Last Updated on July 21, 2021 by Admin
What is Site Planning?
Site planning is the design and process of planning for a new development project. Within Community Development, this stage of site planning is the organizing phase where urban planners create a tactical/detailed plan of new developments.
Site Planning Online Course
One of the best online courses to learn how to plan a site, its infrastructure, and public spaces so that it is sustainable, supports human needs, compatible with its natural and man-made surroundings, adaptable, and economically efficient. The course includes many examples of well-planned sites.
About this course
Cities are built the site by site. Site planning has been taught in urban planning, landscape architecture, and architecture programs for over a century and continues to be a foundation course for those who aspire to plan the built environment. It is a required subject on licensing and certification programs for each of these disciplines.
- Course Offered By Massachusetts Institute of Technology (MIT)
- Course Duration: 10 Weeks
- Price: Free Online Course
- Course Type: Self-paced on your time
Mastering the art of site planning requires substantive knowledge, well-honed design skills, and familiarity with examples and prototypes of site organization.
What you’ll learn
- How to analyze a site and imagine the possibilities for its use.
- How to create a program and a plan for a site.
- How to make choices about site infrastructure.
- Examples of well-planned sites.
The course is organized into 10 one-week units, each containing 3-6 video learning modules. Each module is presented by an expert in the areas.
The topics covered during each week are:
1. Introduction: site values; exemplary greenfield and urban sites.
2. Site analysis: natural site analysis; the man-made context of sites; infrastructure capacity; development regulations and policies; sites as property; integrating site knowledge.
3. Site planning methods: planning processes; users, stakeholders, and the public; economic value of sites; design methods; digital media for design; creating a site proposal.
4. Site infrastructure: storm-water management; complete streets; pedestrian realms; water supply and disposal; energy for sites; intelligent infrastructure.
5. Site concepts and performance: place-making; subdivision and site assembly; scoring site performance; impact assessment.
6. Residential sites: a history of residential sites; typology of housing forms; housing and community design; dense residential sites.
7. Places for commerce and work: prototypes for shopping; future workplaces; innovation zones; planning for e-commerce.
8. Places for recreation and culture: Landscape structure; urban public spaces; human development and play; cultural districts.
9. College and university planning: types of universities; campus form and communication; new campuses; networked campuses; planning for adaptability.
10. Planning communities: mixed-use development; new communities; the future of communities; concluding remarks.
Students will be examined in 4 quizzes about their comprehension of the materials covered.

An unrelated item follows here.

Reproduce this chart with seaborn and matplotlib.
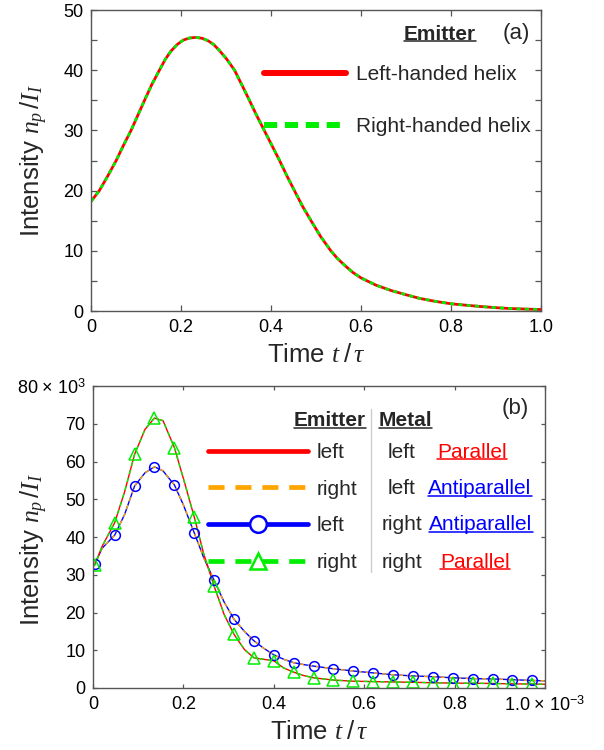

In addition to viewing the modules, students will have the opportunity to prepare a site plan in three stages: a site analysis (3 weeks); a program and concept plan (4 weeks), and a detailed plan for part of the public domain of a site (3 weeks.)
The course will provide basic data on two sites that may be used for this exercise. Alternatively, students may select a site in their own community and use it for their project. Or if the course is being taken in parallel with a university-level studio or workshop, the results may be submitted for grading and feedback.